Check for the availability of one or more of these applications ? if you're running Mac OS X or some form of Unix ? by typing which for each in turn on the command line:

% which curl

which: no curl in (/usr/local/bin...

% which lynx

which: no curl in (/usr/local/bin...

% which wget

/usr/bin/wget

Windows users can pick up a precompiled version of wget at:

ftp://sunsite.dk/projects/wget/windows/

9.11.2 Downloading

Blagg lives at http://www.raelity.org/lang/perl/blagg/, the Blagg home page. The latest version of the script itself is always available for download at http://www.raelity.org/lang/perl/blagg/download/blagg.

Download Blagg by visiting the Blagg home page, right-clicking (that's Ctrl-clicking, if you're on a Macintosh) the download link, and saving the file to your hard drive. Alternately, from the OS X or Unix command line, you can use the application Blagg will be using to grab remote RSS files. Here's how to use wget from the command line to download Blagg:

% wget http://www.raelity.org/lang/perl/blagg/downloads/blagg

--23:55:10--  http://www.oreillynet.com/%7Erael/lang/perl/blagg/downloads/blagg

           => `blagg'

Connecting to www.oreillynet.com:80... connected!

HTTP request sent, awaiting response... 200 OK

Length: 3,347 [text/plain]

    0K -> ...                                                    [100%]

23:55:10 (272.38 KB/s) - `blagg' saved [3347/3347]

9.11.3 Installing Blagg

Blagg setup is all but identical to that of Blosxom ? simply open the blagg script in your favorite text editor and adjust a few lines.

First make sure the first line of the script (#!/usr/bin/perl -w) correctly identifies the location of your Perl interpreter. This will be the same as it was in Section 9.3.

Blagg needs to know the location of your Blosxom install's data directory. Copy the $datadir line from blosxom.cgi and paste it in place of the default:

my $datadir = "/Library/WebServer/Documents/blosxom";

Specify which command-line application you'd like Blagg to use (the one you found in Section 9.1) to retrieve remote RSS documents by changing as appropriate:

my $get_prog = 'curl';

Mac OS X users can leave the line as it is:

my $get_prog = 'curl';

Unix users should find either lynx or wget close at hand:

my $get_prog = '-source';

or:

my $get_prog = ' wget --quiet -O -;

Windows users, if you grabbed a precompiled version of wget, should use:

my $get_prog = ' wget --quiet -O -;

Save the blagg script. You won't want to put the blagg script anywhere beneath your web server's directory; it should live in your home directory or wherever you would usually put executables ? a bin directory under your home directory is always a good place. Ensure that the blagg script is executable with:

% chmod 700 blagg

9.11.4 Configuring

First, you need to tell Blagg about your favorite RSS feeds. Fire up your favorite text editor and create an RSS datafile (rss.dat) consisting of one line per feed like so:

nickname  URL  [interactive or automatic]
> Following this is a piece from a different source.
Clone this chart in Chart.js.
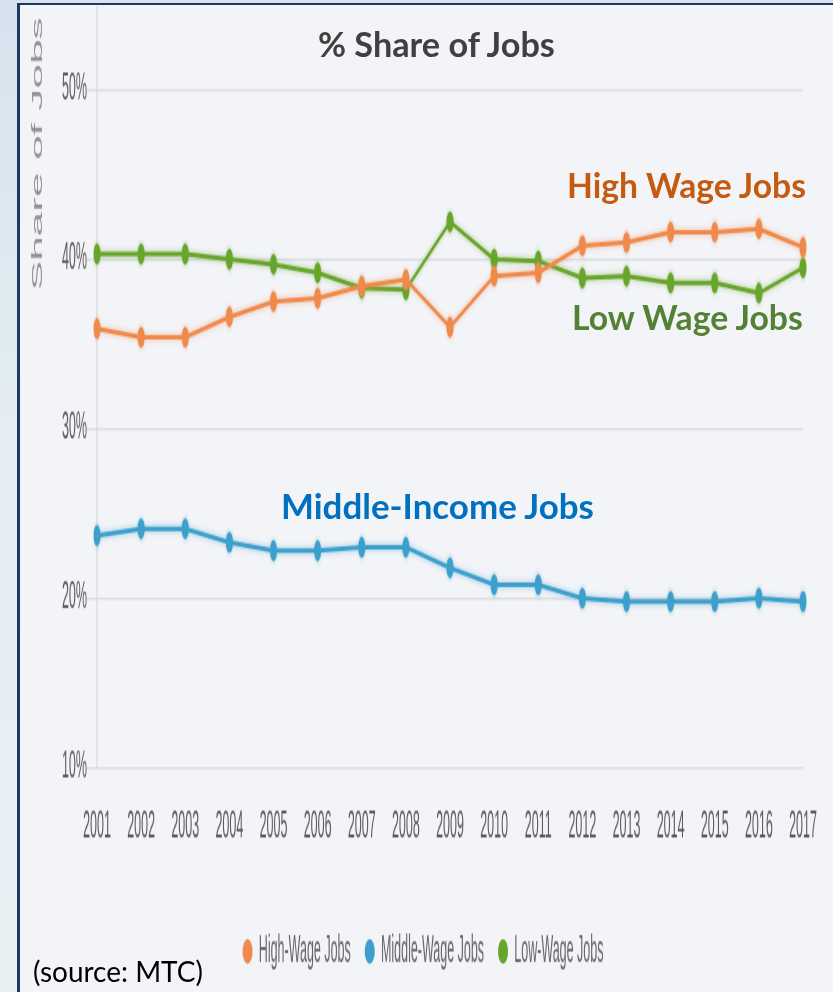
<!DOCTYPE html>
<html>
<head>
<meta charset="utf-8">
<script src="https://cdn.jsdelivr.net/npm/chart.js@4.4.0/dist/chart.umd.min.js"></script>
<style>
  html, body { margin: 0; padding: 0; overflow: hidden; }
  body { width: 833px; height: 992px; position: relative;
         background: linear-gradient(180deg, #d6e3ee 0%, #e4eef3 45%, #e8f1f4 100%); }
  .panel { position: absolute; left: 17px; top: 3px; width: 813px; height: 987px;
           background: #f3f4f8; border-left: 3px solid #1f3864; border-top: 2px solid #1f3864; }
  /* the chart is drawn wide and short, then stretched like the original slide image */
  .wrap { position: absolute; left: 20px; top: 5px; width: 1626px; height: 658px;
          transform-origin: 0 0; transform: scale(0.5, 1.5); }
  .note { position: absolute; font-family: Lato, "Open Sans", sans-serif; font-weight: bold;
          white-space: nowrap; line-height: 1; }
</style>
</head>
<body>
<div class="panel"></div>
<div class="wrap"><canvas id="jobsChart" width="1626" height="658"></canvas></div>

<div class="note" id="t0" style="color:#404040">% Share of Jobs</div>
<div class="note" id="t1" style="color:#c55a11">High Wage Jobs</div>
<div class="note" id="t2" style="color:#548235">Low Wage Jobs</div>
<div class="note" id="t3" style="color:#0070c0">Middle-Income Jobs</div>
<div class="note" id="t4" style="color:#000;font-weight:normal">(source: MTC)</div>

<script>
const years = ['2001','2002','2003','2004','2005','2006','2007','2008','2009',
               '2010','2011','2012','2013','2014','2015','2016','2017'];
const highWage   = [35.9, 35.4, 35.4, 36.6, 37.5, 37.7, 38.4, 38.8, 36.0, 39.0, 39.2, 40.8, 41.0, 41.6, 41.6, 41.8, 40.7];
const middleWage = [23.7, 24.1, 24.1, 23.3, 22.8, 22.8, 23.0, 23.0, 21.8, 20.8, 20.8, 20.0, 19.8, 19.8, 19.8, 20.0, 19.8];
const lowWage    = [40.3, 40.3, 40.3, 40.0, 39.7, 39.2, 38.3, 38.2, 42.2, 40.0, 39.9, 38.9, 39.0, 38.6, 38.6, 38.0, 39.5];
const yTicks = [10, 20, 30, 40, 50];

const orange = '#ef8a4d';
const blue = '#3d9fcb';
const green = '#68a52c';
const tickFont = { family: 'Liberation Sans', size: 25 };

function series(label, values, color){
	return {
		label: label,
		data: values,
		borderColor: color,
		backgroundColor: color,
		borderWidth: 3,
		pointRadius: 7,
		pointHoverRadius: 7,
		pointBorderWidth: 0,
		pointBackgroundColor: color,
		tension: 0
	};
}

// soft glow round each line, like the original export
const glow = {
	id: 'glow',
	beforeDatasetDraw(chart, args){
		const ctx = chart.ctx;
		ctx.save();
		ctx.shadowColor = args.meta.dataset.options.borderColor + '88';
		ctx.shadowBlur = 4;
	},
	afterDatasetDraw(chart){
		chart.ctx.restore();
	}
};

new Chart(document.getElementById('jobsChart'), {
	type: 'line',
	data: {
		labels: years,
		datasets: [
			series('High-Wage Jobs', highWage, orange),
			series('Middle-Wage Jobs', middleWage, blue),
			series('Low-Wage Jobs', lowWage, green)
		]
	},
	plugins: [glow],
	options: {
		responsive: false,
		animation: false,
		layout: { autoPadding: false, padding: { left: 0, right: 14, top: 0, bottom: 4.5 } },
		plugins: {
			tooltip: { enabled: false },
			legend: {
				position: 'bottom',
				labels: {
					usePointStyle: true,
					pointStyle: 'circle',
					pointStyleWidth: 20,
					boxHeight: 11.5,
					padding: 28,
					color: '#666',
					font: tickFont
				}
			}
		},
		scales: {
			x: {
				grid: { display: false, drawTicks: false, tickLength: 0 },
				border: { display: false },
				ticks: { padding: 25, color: '#5c5c5c', font: tickFont, maxRotation: 0, autoSkip: false },
				afterFit: s => { s.height = 82; s.paddingLeft = 0; s.paddingRight = 60; }
			},
			y: {
				min: 10,
				max: 55,
				afterBuildTicks: s => { s.ticks = yTicks.map(v => ({ value: v })); },
				afterFit: s => { s.width = 154; s.paddingTop = 0; s.paddingBottom = 0; },
				grid: { color: '#dcdde2', lineWidth: 1.5, tickLength: 20 },
				border: { display: true, color: '#d3d4d8', width: 2 },
				ticks: { padding: 0, color: '#5c5c5c', font: tickFont, callback: v => v + '%' },
				title: {
					display: true,
					text: 'Share of Jobs ',
					align: 'end',
					color: '#929292',
					font: { family: 'Liberation Sans', size: 29.5 },
					padding: { top: 18, bottom: 31 }
				}
			}
		}
	}
});

// slide text boxes laid over the chart: [id, left, capTop, width]
const notes = [
	['t0', 318, 33, 237],
	['t1', 567, 175, 239],
	['t2', 572, 307, 231],
	['t3', 281, 495, 313],
	['t4', 33, 962, 170]
];
notes.forEach(([id, left, capTop, width]) => {
	const el = document.getElementById(id);
	el.style.fontSize = '30px';
	const w = el.getBoundingClientRect().width;
	const size = 30 * width / w;
	el.style.fontSize = size + 'px';
	el.style.left = left + 'px';
	el.style.top = (capTop - 0.17 * size) + 'px';
});
</script>
</body>
</html>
These are broken down as follows:

Nickname

A short alphanumeric nickname for the feed (e.g., raelitybytes). This nickname is prepended to the filenames of all aggregated entries (e.g., raelitybytes.a_title.txt).

URL

The URL of the RSS feed to aggregate (e.g., http://www.raelity.org?flav=rss).

interactive or automatic

Whether this feed should be aggregated interactively (on the command line, story by story) or automatically (on a regular basis, blogging each and every story).

Example 9-6 shows a sample rss.dat file that automatically blogs anything it finds on the Reality Bytes weblog, yet prompts interactively for particular stories to blog from the Boing Boing weblog.
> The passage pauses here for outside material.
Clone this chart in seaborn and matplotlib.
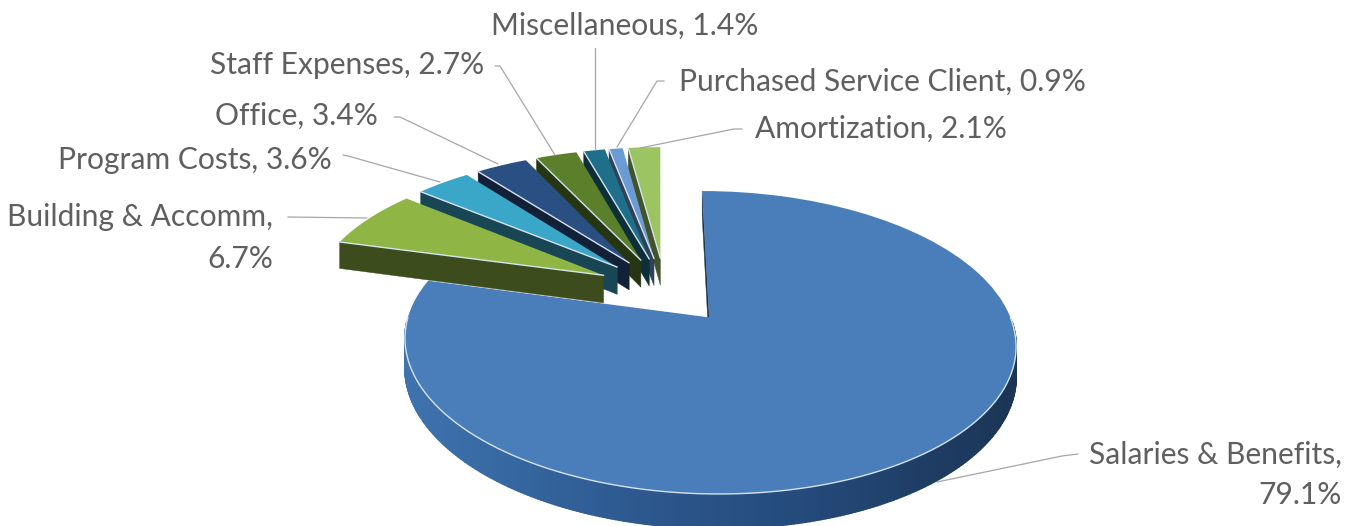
import numpy as np
import matplotlib
matplotlib.use("Agg")
import matplotlib.pyplot as plt
from matplotlib.transforms import Transform
import seaborn as sns

categories = ["Salaries & Benefits", "Building & Accomm", "Program Costs", "Office",
              "Staff Expenses", "Miscellaneous", "Purchased Service Client", "Amortization"]
shares = [79.1, 6.7, 3.6, 3.4, 2.7, 1.4, 0.9, 2.1]
colors = ["#4a7ebb", "#8fb544", "#3aa6c8", "#2a4f82", "#5b7f2a", "#1f6f8a", "#6a9bd4", "#9dc462"]
explode_all = 0.24

sns.set_theme(style="white")
plt.rcParams["font.family"] = ["Lato", "DejaVu Sans"]

W, H = 1359, 526
fig = plt.figure(figsize=(W / 100, H / 100), dpi=100, facecolor="white")
ax = fig.add_axes([0, 0, 1, 1])

# perspective view of the pie's plane, mapped to pixels
A, B, C, X0, RX, XV, DEPTH = 290.2, -91.75, 0.1608, 665.0, 292.0, 660.0, 28.0


def proj(u, v, z=0.0):
    u, v = np.asarray(u, float), np.asarray(v, float)
    w = 1 + C * v
    return (X0 + RX * u + XV * C * v) / w, (A + B * v + DEPTH * z) / w


class Persp(Transform):
    input_dims = output_dims = 2
    is_separable = False
    has_inverse = False

    def transform_non_affine(self, values):
        values = np.asarray(values, float)
        x, y = proj(values[:, 0], values[:, 1])
        return np.column_stack([x, y])


explode = [explode_all] * len(shares)
wedges, _ = ax.pie(shares, explode=explode, colors=colors, startangle=90,
                   counterclock=False, radius=1.0, wedgeprops={"linewidth": 0})
ax.set_aspect("auto")
ax.set_xlim(0, W)
ax.set_ylim(H, 0)
ax.set_position([0, 0, 1, 1])
ax.axis("off")


def shade(c, f):
    return tuple(np.array(matplotlib.colors.to_rgb(c)) * f)


def arc_pts(w, a):
    a = np.deg2rad(a)
    return w.center[0] + w.r * np.cos(a), w.center[1] + w.r * np.sin(a)


def quad(p, q, color, zo, lw):
    xa, ya = proj(p[0], p[1], 0)
    xb, yb = proj(q[0], q[1], 0)
    xc, yc = proj(q[0], q[1], 1)
    xd, yd = proj(p[0], p[1], 1)
    ax.fill([xa, xb, xc, xd], [ya, yb, yc, yd], color=color, lw=lw, zorder=zo, clip_on=False,
            joinstyle="round")


side_stops = sns.blend_palette(["#3f73ae", "#2e5b92", "#24497a", "#1b3555"], 100)
order = [0, 7, 6, 5, 4, 3, 2, 1]
for rank, i in enumerate(order):
    w = wedges[i]
    base = 10 * (rank + 1)
    angles = np.linspace(w.theta1, w.theta2, max(8, int(abs(w.theta2 - w.theta1) * 1.5)))
    for a0, a1 in zip(angles[:-1], angles[1:]):
        # only the arc that faces the viewer has a visible side
        if np.sin(np.deg2rad((a0 + a1) / 2)) > -0.03:
            continue
        p, q = arc_pts(w, a0), arc_pts(w, a1)
        x_mid = proj(p[0], p[1])[0]
        t = np.clip((x_mid - 405) / 611, 0, 0.999)
        quad(p, q, side_stops[int(t * 100)], base, 1.2)
    center = w.center
    # the radial cut that faces the viewer
    quad(center, arc_pts(w, w.theta2), shade(colors[i], 0.42), base + 1, 0.3)
    w.set_transform(Persp() + ax.transData)
    w.set_zorder(base + 2)
    w.set_clip_on(False)
    # pale rim along the front edge of the top face
    if i == 0:
        front = np.linspace(180, 360, 200) - 360
        ex, ey = arc_pts(w, front)
    else:
        ex, ey = zip(center, arc_pts(w, w.theta2))
    px, py = proj(ex, ey)
    ax.plot(px, py, color="#d5e3ee", lw=1.0, zorder=base + 3, solid_capstyle="round")

# labels
label_color = "#5f5f5f"
font_pt = 21.6
labels = [
    ("Salaries & Benefits,", 1342, 455),
    ("79.1%", 1342, 495),
    ("Building & Accomm,", 273, 217),
    ("6.7%", 273, 259),
    ("Program Costs, 3.6%", 332, 160),
    ("Office, 3.4%", 378, 116),
    ("Staff Expenses, 2.7%", 484, 65),
    ("Miscellaneous, 1.4%", 758, 26),
    ("Purchased Service Client, 0.9%", 1086, 82),
    ("Amortization, 2.1%", 1007, 129),
]
for text, x, y in labels:
    ax.text(x, y, text, ha="right", va="center", fontsize=font_pt, color=label_color, zorder=200)

leaders = [
    ([1078, 1062, 937], [454, 456, 482]),
    ([288, 367], [217, 218]),
    ([343, 348, 440], [155, 156, 182]),
    ([394, 400, 498], [117, 117, 164]),
    ([495, 500, 555], [66, 66, 155]),
    ([595, 595], [48, 150]),
    ([664, 657, 617], [81, 81, 147]),
    ([742, 734, 640], [129, 129, 148]),
]
for xs, ys in leaders:
    ax.plot(xs, ys, color="#a6a6a6", lw=0.9, zorder=150, clip_on=False)

fig.savefig("out.png", dpi=100, facecolor="white")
Example 9-6. A sample rss.dat file
raelitybytes  http://www.raelity.org?flav=rss   automatic

boingboing  http://www.newsisfree.com/HPE/xml/feeds/33/2733.xml  interactive

Save the RSS datafile as rss.dat in your main Blosxom $datadir or subdirectory of the weblog into which you'd like to aggregate these feeds. You can add, edit, or remove feed entries at any time simply be reediting the rss.dat file.